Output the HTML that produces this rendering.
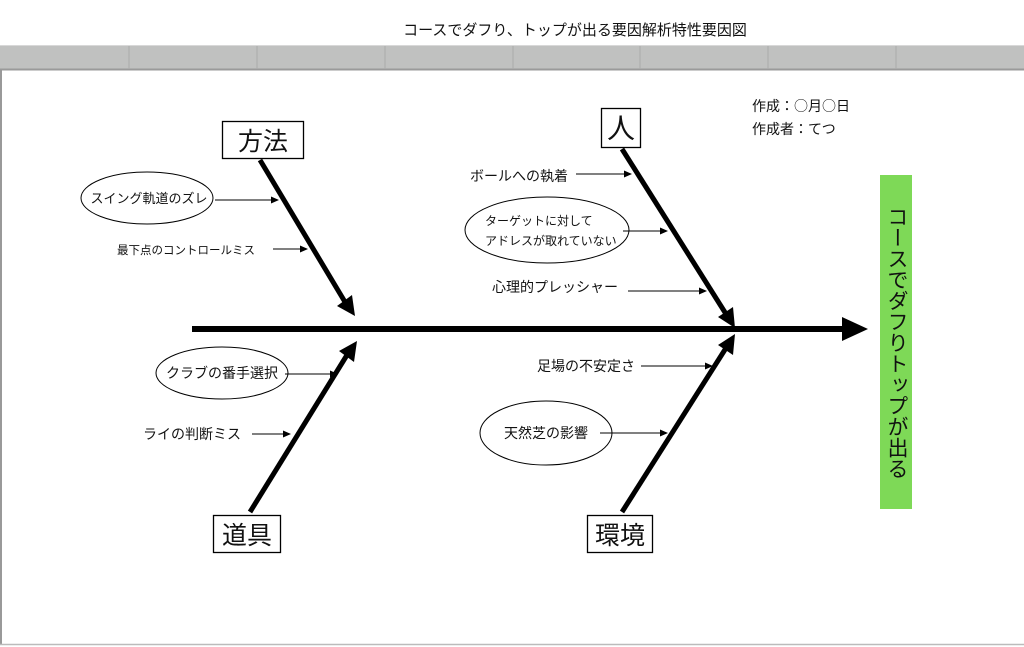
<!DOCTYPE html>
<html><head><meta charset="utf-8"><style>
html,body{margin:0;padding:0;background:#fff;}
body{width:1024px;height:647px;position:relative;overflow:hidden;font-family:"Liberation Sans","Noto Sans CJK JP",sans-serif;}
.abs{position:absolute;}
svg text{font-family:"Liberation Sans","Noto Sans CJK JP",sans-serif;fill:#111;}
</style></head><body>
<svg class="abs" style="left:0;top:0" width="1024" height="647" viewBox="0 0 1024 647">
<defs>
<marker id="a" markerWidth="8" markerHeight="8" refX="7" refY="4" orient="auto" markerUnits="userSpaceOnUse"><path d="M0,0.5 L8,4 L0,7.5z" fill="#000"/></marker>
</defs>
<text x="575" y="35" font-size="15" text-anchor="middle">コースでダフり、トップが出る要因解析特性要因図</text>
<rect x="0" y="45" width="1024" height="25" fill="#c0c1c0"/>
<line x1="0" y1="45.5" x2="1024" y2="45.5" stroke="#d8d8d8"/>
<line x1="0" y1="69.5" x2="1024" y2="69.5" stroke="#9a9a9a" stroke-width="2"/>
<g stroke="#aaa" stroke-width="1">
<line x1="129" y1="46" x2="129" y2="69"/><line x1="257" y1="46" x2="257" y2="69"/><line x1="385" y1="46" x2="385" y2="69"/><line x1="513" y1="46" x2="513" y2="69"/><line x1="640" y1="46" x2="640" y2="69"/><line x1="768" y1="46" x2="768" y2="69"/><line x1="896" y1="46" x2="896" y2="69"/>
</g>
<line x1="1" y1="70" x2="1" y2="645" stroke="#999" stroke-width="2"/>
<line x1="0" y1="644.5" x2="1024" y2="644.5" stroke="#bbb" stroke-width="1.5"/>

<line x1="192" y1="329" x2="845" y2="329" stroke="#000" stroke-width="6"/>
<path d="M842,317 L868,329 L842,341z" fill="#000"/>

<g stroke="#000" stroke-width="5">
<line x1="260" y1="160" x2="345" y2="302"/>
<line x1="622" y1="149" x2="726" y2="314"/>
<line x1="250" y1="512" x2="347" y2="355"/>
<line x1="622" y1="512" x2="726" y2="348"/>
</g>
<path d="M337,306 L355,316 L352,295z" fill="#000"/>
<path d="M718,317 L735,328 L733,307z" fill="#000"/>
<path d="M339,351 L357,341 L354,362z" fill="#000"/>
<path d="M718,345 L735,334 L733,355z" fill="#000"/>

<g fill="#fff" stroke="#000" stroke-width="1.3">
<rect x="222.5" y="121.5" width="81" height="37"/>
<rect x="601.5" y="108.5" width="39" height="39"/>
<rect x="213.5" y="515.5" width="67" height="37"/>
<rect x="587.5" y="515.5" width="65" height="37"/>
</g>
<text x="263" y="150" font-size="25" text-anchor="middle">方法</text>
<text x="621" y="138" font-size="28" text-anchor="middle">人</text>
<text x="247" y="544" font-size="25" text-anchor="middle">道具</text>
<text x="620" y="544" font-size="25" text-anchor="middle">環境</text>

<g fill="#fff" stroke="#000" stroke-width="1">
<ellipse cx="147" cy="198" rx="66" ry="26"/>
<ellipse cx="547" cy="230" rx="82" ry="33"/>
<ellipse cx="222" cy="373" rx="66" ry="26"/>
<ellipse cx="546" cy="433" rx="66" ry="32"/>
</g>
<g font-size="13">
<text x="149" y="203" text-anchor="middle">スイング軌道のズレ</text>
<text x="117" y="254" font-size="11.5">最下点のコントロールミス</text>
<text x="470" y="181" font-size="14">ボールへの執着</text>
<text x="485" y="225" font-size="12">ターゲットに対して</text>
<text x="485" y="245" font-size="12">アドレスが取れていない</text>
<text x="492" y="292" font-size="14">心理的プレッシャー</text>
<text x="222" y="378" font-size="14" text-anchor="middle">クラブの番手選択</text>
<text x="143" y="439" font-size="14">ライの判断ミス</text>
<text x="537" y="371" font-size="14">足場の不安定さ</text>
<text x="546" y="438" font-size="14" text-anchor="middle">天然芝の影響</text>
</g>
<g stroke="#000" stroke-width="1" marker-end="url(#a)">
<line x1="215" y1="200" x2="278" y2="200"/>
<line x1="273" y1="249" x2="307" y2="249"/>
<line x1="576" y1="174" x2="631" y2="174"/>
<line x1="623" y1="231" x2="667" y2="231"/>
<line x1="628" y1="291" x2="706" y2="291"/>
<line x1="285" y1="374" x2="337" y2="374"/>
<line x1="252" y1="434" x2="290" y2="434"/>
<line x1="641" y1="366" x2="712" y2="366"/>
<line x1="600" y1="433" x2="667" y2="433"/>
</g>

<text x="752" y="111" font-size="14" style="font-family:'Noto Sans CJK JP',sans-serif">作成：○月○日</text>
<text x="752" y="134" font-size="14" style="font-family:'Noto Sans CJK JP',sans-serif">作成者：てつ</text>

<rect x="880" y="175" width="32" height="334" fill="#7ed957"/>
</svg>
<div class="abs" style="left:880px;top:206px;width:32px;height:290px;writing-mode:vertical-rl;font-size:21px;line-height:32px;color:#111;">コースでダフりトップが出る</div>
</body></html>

= = = = =

TASK TO COMPLETE
Reproduce the material word for word. Any pictures should be left out of the copy.

RESPONSE TO THE TASK
Output the HTML that produces this rendering.
<!DOCTYPE html>
<html><head><meta charset="utf-8"><style>
html,body{margin:0;padding:0;background:#fff;}
body{width:1024px;height:647px;position:relative;overflow:hidden;font-family:"Liberation Sans","Noto Sans CJK JP",sans-serif;}
.abs{position:absolute;}
svg text{font-family:"Liberation Sans","Noto Sans CJK JP",sans-serif;fill:#111;}
</style></head><body>
<svg class="abs" style="left:0;top:0" width="1024" height="647" viewBox="0 0 1024 647">
<defs>
<marker id="a" markerWidth="8" markerHeight="8" refX="7" refY="4" orient="auto" markerUnits="userSpaceOnUse"><path d="M0,0.5 L8,4 L0,7.5z" fill="#000"/></marker>
</defs>
<text x="575" y="35" font-size="15" text-anchor="middle">コースでダフり、トップが出る要因解析特性要因図</text>
<rect x="0" y="45" width="1024" height="25" fill="#c0c1c0"/>
<line x1="0" y1="45.5" x2="1024" y2="45.5" stroke="#d8d8d8"/>
<line x1="0" y1="69.5" x2="1024" y2="69.5" stroke="#9a9a9a" stroke-width="2"/>
<g stroke="#aaa" stroke-width="1">
<line x1="129" y1="46" x2="129" y2="69"/><line x1="257" y1="46" x2="257" y2="69"/><line x1="385" y1="46" x2="385" y2="69"/><line x1="513" y1="46" x2="513" y2="69"/><line x1="640" y1="46" x2="640" y2="69"/><line x1="768" y1="46" x2="768" y2="69"/><line x1="896" y1="46" x2="896" y2="69"/>
</g>
<line x1="1" y1="70" x2="1" y2="645" stroke="#999" stroke-width="2"/>
<line x1="0" y1="644.5" x2="1024" y2="644.5" stroke="#bbb" stroke-width="1.5"/>

<line x1="192" y1="329" x2="845" y2="329" stroke="#000" stroke-width="6"/>
<path d="M842,317 L868,329 L842,341z" fill="#000"/>

<g stroke="#000" stroke-width="5">
<line x1="260" y1="160" x2="345" y2="302"/>
<line x1="622" y1="149" x2="726" y2="314"/>
<line x1="250" y1="512" x2="347" y2="355"/>
<line x1="622" y1="512" x2="726" y2="348"/>
</g>
<path d="M337,306 L355,316 L352,295z" fill="#000"/>
<path d="M718,317 L735,328 L733,307z" fill="#000"/>
<path d="M339,351 L357,341 L354,362z" fill="#000"/>
<path d="M718,345 L735,334 L733,355z" fill="#000"/>

<g fill="#fff" stroke="#000" stroke-width="1.3">
<rect x="222.5" y="121.5" width="81" height="37"/>
<rect x="601.5" y="108.5" width="39" height="39"/>
<rect x="213.5" y="515.5" width="67" height="37"/>
<rect x="587.5" y="515.5" width="65" height="37"/>
</g>
<text x="263" y="150" font-size="25" text-anchor="middle">方法</text>
<text x="621" y="138" font-size="28" text-anchor="middle">人</text>
<text x="247" y="544" font-size="25" text-anchor="middle">道具</text>
<text x="620" y="544" font-size="25" text-anchor="middle">環境</text>

<g fill="#fff" stroke="#000" stroke-width="1">
<ellipse cx="147" cy="198" rx="66" ry="26"/>
<ellipse cx="547" cy="230" rx="82" ry="33"/>
<ellipse cx="222" cy="373" rx="66" ry="26"/>
<ellipse cx="546" cy="433" rx="66" ry="32"/>
</g>
<g font-size="13">
<text x="149" y="203" text-anchor="middle">スイング軌道のズレ</text>
<text x="117" y="254" font-size="11.5">最下点のコントロールミス</text>
<text x="470" y="181" font-size="14">ボールへの執着</text>
<text x="485" y="225" font-size="12">ターゲットに対して</text>
<text x="485" y="245" font-size="12">アドレスが取れていない</text>
<text x="492" y="292" font-size="14">心理的プレッシャー</text>
<text x="222" y="378" font-size="14" text-anchor="middle">クラブの番手選択</text>
<text x="143" y="439" font-size="14">ライの判断ミス</text>
<text x="537" y="371" font-size="14">足場の不安定さ</text>
<text x="546" y="438" font-size="14" text-anchor="middle">天然芝の影響</text>
</g>
<g stroke="#000" stroke-width="1" marker-end="url(#a)">
<line x1="215" y1="200" x2="278" y2="200"/>
<line x1="273" y1="249" x2="307" y2="249"/>
<line x1="576" y1="174" x2="631" y2="174"/>
<line x1="623" y1="231" x2="667" y2="231"/>
<line x1="628" y1="291" x2="706" y2="291"/>
<line x1="285" y1="374" x2="337" y2="374"/>
<line x1="252" y1="434" x2="290" y2="434"/>
<line x1="641" y1="366" x2="712" y2="366"/>
<line x1="600" y1="433" x2="667" y2="433"/>
</g>

<text x="752" y="111" font-size="14" style="font-family:'Noto Sans CJK JP',sans-serif">作成：○月○日</text>
<text x="752" y="134" font-size="14" style="font-family:'Noto Sans CJK JP',sans-serif">作成者：てつ</text>

<rect x="880" y="175" width="32" height="334" fill="#7ed957"/>
</svg>
<div class="abs" style="left:880px;top:206px;width:32px;height:290px;writing-mode:vertical-rl;font-size:21px;line-height:32px;color:#111;">コースでダフりトップが出る</div>
</body></html>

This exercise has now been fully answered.